> **EXERCISE DESCRIPTION**:
Starting at the line that contains "Write a web" and stopping at the line that contains "const yTicks = [0,25,50,75,100];", transcribe every line of the material below exactly; pictures stay out.

Extracted records:
==*==

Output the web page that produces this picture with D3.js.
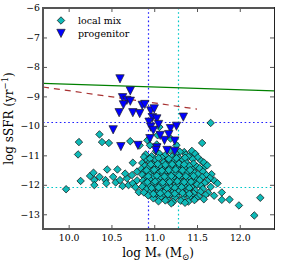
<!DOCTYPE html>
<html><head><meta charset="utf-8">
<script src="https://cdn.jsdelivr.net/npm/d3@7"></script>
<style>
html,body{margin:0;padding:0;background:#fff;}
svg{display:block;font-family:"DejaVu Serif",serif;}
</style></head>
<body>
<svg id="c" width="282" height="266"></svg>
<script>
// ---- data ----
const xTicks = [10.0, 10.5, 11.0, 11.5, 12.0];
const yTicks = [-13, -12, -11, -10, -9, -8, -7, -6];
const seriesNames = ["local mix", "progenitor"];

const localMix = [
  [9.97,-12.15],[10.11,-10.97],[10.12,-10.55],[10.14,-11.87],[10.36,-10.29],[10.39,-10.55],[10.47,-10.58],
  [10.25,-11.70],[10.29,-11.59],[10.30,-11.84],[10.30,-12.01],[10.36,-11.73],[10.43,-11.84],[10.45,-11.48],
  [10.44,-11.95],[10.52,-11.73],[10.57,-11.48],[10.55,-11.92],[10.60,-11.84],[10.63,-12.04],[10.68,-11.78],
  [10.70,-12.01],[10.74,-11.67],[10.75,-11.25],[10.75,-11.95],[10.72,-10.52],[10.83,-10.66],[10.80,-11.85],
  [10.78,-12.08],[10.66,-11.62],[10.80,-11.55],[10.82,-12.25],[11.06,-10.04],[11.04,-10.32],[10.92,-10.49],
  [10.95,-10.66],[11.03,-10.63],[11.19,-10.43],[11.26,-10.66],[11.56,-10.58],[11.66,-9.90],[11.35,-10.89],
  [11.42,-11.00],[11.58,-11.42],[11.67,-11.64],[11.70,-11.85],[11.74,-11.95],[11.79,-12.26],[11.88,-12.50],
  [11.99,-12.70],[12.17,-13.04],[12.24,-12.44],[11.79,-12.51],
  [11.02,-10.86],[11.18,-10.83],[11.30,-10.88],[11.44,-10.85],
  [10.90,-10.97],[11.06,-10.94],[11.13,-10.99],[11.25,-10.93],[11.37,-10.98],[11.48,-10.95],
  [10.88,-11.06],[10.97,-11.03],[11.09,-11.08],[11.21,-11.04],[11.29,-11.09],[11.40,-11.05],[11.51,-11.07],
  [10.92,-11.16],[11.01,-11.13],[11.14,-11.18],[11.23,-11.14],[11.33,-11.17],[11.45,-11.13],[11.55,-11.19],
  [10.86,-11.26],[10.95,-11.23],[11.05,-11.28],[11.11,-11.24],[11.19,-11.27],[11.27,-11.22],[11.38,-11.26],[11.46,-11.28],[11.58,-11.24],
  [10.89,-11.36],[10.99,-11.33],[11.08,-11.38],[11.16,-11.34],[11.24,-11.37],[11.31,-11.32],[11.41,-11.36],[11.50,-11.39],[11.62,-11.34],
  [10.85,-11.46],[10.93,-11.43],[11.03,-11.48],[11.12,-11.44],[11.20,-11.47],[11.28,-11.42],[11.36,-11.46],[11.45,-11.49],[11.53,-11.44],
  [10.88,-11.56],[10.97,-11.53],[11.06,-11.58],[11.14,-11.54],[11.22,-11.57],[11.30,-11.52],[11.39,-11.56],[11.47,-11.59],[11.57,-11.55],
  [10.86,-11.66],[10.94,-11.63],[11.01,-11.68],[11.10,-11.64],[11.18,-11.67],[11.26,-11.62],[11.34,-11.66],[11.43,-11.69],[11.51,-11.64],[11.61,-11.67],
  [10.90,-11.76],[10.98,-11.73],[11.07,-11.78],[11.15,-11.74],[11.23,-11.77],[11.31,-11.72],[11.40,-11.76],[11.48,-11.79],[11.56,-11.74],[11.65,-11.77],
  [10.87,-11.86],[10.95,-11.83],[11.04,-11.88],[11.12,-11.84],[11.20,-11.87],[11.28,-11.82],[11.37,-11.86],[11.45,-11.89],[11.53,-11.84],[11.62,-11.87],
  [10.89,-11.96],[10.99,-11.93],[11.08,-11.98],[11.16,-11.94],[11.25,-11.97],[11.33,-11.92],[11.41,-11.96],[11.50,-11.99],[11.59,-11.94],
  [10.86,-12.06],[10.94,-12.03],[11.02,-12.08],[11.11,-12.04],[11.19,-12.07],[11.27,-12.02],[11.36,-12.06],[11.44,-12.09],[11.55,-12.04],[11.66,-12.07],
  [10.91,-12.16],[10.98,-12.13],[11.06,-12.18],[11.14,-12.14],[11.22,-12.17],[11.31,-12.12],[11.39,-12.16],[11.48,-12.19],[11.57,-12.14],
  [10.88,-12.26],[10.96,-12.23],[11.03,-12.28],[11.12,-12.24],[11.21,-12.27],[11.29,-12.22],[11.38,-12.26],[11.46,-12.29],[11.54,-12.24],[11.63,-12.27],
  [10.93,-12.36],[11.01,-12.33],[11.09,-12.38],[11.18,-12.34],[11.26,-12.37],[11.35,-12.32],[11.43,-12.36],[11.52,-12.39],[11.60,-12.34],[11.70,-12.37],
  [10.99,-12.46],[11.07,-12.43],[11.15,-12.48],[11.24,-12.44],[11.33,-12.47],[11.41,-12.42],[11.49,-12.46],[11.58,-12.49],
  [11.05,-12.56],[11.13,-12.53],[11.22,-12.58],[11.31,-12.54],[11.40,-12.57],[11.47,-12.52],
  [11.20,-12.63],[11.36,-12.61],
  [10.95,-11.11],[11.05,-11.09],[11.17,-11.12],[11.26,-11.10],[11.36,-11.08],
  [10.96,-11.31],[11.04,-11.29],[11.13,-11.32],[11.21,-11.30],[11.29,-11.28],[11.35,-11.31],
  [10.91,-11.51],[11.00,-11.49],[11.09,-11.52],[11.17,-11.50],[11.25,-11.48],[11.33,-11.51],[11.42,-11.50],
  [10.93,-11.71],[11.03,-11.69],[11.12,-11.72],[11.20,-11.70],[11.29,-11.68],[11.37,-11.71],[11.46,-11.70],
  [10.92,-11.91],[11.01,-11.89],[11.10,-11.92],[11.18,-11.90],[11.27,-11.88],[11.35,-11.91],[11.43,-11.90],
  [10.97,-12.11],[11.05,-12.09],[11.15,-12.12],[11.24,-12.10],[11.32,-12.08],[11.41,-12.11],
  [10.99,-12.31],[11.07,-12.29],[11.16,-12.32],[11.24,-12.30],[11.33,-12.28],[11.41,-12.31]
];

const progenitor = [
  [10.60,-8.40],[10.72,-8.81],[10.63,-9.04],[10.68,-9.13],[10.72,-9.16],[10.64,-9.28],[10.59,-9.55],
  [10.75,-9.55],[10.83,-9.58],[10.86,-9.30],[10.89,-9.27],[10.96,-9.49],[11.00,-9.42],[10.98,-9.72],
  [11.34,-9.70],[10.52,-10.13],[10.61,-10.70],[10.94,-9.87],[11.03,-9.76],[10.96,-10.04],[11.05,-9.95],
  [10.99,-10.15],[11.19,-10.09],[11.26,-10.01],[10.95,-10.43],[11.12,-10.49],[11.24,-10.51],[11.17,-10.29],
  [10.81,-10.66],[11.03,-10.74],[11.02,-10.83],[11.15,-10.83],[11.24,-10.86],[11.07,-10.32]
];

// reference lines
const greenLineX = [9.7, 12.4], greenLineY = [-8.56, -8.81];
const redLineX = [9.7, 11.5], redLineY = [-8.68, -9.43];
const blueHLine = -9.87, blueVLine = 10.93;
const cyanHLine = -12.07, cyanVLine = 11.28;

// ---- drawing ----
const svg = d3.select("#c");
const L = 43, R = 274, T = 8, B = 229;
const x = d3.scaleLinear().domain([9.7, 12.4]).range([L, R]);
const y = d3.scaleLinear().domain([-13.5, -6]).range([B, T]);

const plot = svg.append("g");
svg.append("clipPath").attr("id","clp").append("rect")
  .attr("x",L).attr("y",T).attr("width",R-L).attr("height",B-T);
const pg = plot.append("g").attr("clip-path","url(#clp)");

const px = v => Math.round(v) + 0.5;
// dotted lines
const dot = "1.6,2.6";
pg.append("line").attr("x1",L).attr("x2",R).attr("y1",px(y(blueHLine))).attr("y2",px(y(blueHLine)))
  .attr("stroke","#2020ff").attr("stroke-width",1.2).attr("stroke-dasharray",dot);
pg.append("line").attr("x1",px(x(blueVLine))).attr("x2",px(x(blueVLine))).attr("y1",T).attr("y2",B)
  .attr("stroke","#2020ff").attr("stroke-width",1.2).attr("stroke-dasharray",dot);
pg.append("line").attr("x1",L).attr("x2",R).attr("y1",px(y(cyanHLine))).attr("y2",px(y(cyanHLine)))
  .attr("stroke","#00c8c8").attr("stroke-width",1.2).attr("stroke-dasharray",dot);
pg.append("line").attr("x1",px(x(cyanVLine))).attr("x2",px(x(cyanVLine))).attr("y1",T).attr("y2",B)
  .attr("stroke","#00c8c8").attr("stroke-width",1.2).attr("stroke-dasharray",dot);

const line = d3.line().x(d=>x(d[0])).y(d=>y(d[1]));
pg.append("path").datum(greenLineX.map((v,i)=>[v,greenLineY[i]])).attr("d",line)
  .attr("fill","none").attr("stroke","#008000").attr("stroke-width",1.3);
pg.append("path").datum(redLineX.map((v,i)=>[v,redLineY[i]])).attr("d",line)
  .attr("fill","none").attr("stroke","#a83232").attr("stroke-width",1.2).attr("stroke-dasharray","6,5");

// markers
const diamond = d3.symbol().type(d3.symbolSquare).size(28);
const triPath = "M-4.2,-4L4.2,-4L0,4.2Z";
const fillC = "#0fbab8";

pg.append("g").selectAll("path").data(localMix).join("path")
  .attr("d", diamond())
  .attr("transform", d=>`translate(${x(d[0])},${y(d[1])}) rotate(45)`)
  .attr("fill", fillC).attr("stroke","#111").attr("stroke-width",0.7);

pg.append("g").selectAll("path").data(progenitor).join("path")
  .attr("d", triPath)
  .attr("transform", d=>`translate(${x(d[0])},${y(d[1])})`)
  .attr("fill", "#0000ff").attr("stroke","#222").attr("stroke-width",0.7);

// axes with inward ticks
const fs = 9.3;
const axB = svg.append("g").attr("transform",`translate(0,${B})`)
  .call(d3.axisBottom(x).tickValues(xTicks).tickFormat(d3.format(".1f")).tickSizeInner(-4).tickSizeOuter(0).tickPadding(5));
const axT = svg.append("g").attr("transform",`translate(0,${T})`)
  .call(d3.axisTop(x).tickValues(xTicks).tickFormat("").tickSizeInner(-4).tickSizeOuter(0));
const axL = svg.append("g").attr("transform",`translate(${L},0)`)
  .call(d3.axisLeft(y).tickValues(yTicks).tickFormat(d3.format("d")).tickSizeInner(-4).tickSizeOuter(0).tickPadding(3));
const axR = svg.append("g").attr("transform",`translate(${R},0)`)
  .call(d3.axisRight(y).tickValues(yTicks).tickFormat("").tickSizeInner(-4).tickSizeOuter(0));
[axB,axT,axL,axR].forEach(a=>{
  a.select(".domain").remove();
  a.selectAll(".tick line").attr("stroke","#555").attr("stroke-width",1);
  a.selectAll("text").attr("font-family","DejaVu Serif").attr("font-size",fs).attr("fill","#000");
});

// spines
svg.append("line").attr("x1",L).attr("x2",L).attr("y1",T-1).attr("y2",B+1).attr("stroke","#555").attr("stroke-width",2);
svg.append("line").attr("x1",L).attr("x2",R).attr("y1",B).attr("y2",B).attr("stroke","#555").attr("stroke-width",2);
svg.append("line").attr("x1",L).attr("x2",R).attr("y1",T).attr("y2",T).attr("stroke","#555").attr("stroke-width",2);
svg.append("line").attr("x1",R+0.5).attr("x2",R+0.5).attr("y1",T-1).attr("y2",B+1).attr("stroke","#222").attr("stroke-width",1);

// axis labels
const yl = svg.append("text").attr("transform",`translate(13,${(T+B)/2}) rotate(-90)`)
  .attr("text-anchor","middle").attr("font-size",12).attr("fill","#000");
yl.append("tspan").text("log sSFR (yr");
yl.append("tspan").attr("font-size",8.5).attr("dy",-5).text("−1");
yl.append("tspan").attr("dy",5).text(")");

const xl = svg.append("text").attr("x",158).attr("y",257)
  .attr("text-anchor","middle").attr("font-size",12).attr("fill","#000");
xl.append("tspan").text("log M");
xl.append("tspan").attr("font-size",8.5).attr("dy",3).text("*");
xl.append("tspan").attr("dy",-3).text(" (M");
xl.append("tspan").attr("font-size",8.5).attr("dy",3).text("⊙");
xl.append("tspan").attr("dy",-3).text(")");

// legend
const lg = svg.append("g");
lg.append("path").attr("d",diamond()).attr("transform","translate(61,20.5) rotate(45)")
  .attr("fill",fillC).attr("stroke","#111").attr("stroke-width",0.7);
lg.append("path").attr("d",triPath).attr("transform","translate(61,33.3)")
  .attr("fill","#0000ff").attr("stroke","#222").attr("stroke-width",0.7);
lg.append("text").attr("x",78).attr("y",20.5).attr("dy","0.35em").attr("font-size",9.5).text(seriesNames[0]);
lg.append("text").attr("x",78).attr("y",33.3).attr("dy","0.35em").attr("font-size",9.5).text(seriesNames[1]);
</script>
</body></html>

==*==

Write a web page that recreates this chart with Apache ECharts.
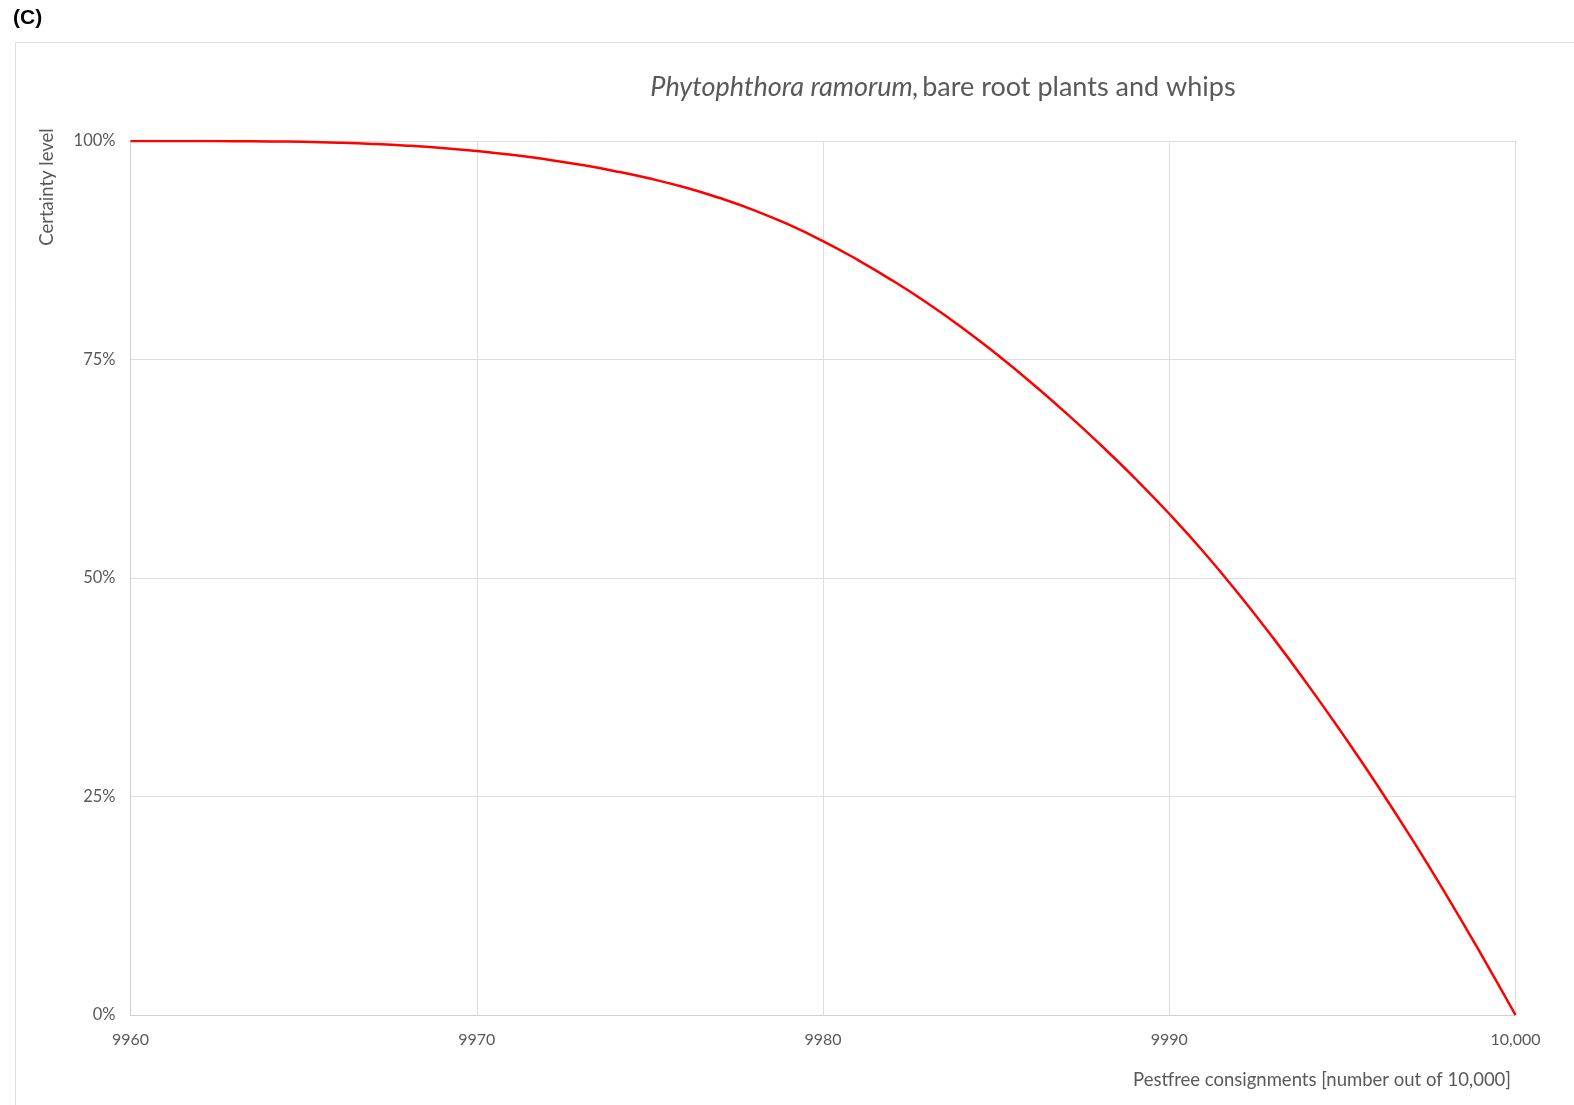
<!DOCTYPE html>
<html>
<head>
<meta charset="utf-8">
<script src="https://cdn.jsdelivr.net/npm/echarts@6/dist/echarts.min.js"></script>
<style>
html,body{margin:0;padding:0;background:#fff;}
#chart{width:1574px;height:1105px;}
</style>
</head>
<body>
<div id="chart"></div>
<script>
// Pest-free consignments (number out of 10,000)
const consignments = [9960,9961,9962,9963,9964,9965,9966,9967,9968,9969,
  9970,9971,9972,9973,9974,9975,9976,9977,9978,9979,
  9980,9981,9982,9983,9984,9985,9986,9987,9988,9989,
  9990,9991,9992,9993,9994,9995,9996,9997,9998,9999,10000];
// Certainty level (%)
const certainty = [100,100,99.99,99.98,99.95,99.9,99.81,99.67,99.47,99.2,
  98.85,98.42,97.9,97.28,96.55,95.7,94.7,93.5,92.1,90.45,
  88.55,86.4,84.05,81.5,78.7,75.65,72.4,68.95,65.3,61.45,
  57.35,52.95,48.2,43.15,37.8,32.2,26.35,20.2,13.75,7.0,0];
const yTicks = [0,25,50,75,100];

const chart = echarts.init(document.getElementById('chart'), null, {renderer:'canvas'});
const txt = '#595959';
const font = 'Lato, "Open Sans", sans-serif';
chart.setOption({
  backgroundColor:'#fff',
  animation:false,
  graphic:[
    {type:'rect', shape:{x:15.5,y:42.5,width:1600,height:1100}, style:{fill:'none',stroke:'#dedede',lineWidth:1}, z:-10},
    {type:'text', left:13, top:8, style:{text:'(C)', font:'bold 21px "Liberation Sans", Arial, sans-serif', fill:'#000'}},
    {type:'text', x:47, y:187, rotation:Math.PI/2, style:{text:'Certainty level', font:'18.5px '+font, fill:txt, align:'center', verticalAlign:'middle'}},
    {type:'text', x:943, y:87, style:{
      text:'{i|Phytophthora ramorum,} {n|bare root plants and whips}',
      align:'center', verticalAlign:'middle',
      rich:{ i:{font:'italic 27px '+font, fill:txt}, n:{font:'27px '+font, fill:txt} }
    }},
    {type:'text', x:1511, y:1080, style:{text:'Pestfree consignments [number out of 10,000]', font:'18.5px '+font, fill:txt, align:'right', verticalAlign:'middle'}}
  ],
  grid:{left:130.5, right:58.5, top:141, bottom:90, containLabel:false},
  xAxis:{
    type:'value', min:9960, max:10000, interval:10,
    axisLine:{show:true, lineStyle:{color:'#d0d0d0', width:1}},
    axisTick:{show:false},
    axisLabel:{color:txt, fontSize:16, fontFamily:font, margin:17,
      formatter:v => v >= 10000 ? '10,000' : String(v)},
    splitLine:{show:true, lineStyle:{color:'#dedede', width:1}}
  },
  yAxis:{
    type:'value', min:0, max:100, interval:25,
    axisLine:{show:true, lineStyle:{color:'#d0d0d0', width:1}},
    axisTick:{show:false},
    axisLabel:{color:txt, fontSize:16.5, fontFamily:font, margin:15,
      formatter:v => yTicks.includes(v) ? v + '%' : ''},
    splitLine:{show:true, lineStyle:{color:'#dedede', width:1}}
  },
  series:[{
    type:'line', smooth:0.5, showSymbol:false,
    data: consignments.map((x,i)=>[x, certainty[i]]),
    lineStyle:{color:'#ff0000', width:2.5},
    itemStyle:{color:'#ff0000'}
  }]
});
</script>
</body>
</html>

==*==

> **RESPONSE BELOW**:
Write a web page that recreates this chart with Apache ECharts.
<!DOCTYPE html>
<html>
<head>
<meta charset="utf-8">
<script src="https://cdn.jsdelivr.net/npm/echarts@6/dist/echarts.min.js"></script>
<style>
html,body{margin:0;padding:0;background:#fff;}
#chart{width:1574px;height:1105px;}
</style>
</head>
<body>
<div id="chart"></div>
<script>
// Pest-free consignments (number out of 10,000)
const consignments = [9960,9961,9962,9963,9964,9965,9966,9967,9968,9969,
  9970,9971,9972,9973,9974,9975,9976,9977,9978,9979,
  9980,9981,9982,9983,9984,9985,9986,9987,9988,9989,
  9990,9991,9992,9993,9994,9995,9996,9997,9998,9999,10000];
// Certainty level (%)
const certainty = [100,100,99.99,99.98,99.95,99.9,99.81,99.67,99.47,99.2,
  98.85,98.42,97.9,97.28,96.55,95.7,94.7,93.5,92.1,90.45,
  88.55,86.4,84.05,81.5,78.7,75.65,72.4,68.95,65.3,61.45,
  57.35,52.95,48.2,43.15,37.8,32.2,26.35,20.2,13.75,7.0,0];
const yTicks = [0,25,50,75,100];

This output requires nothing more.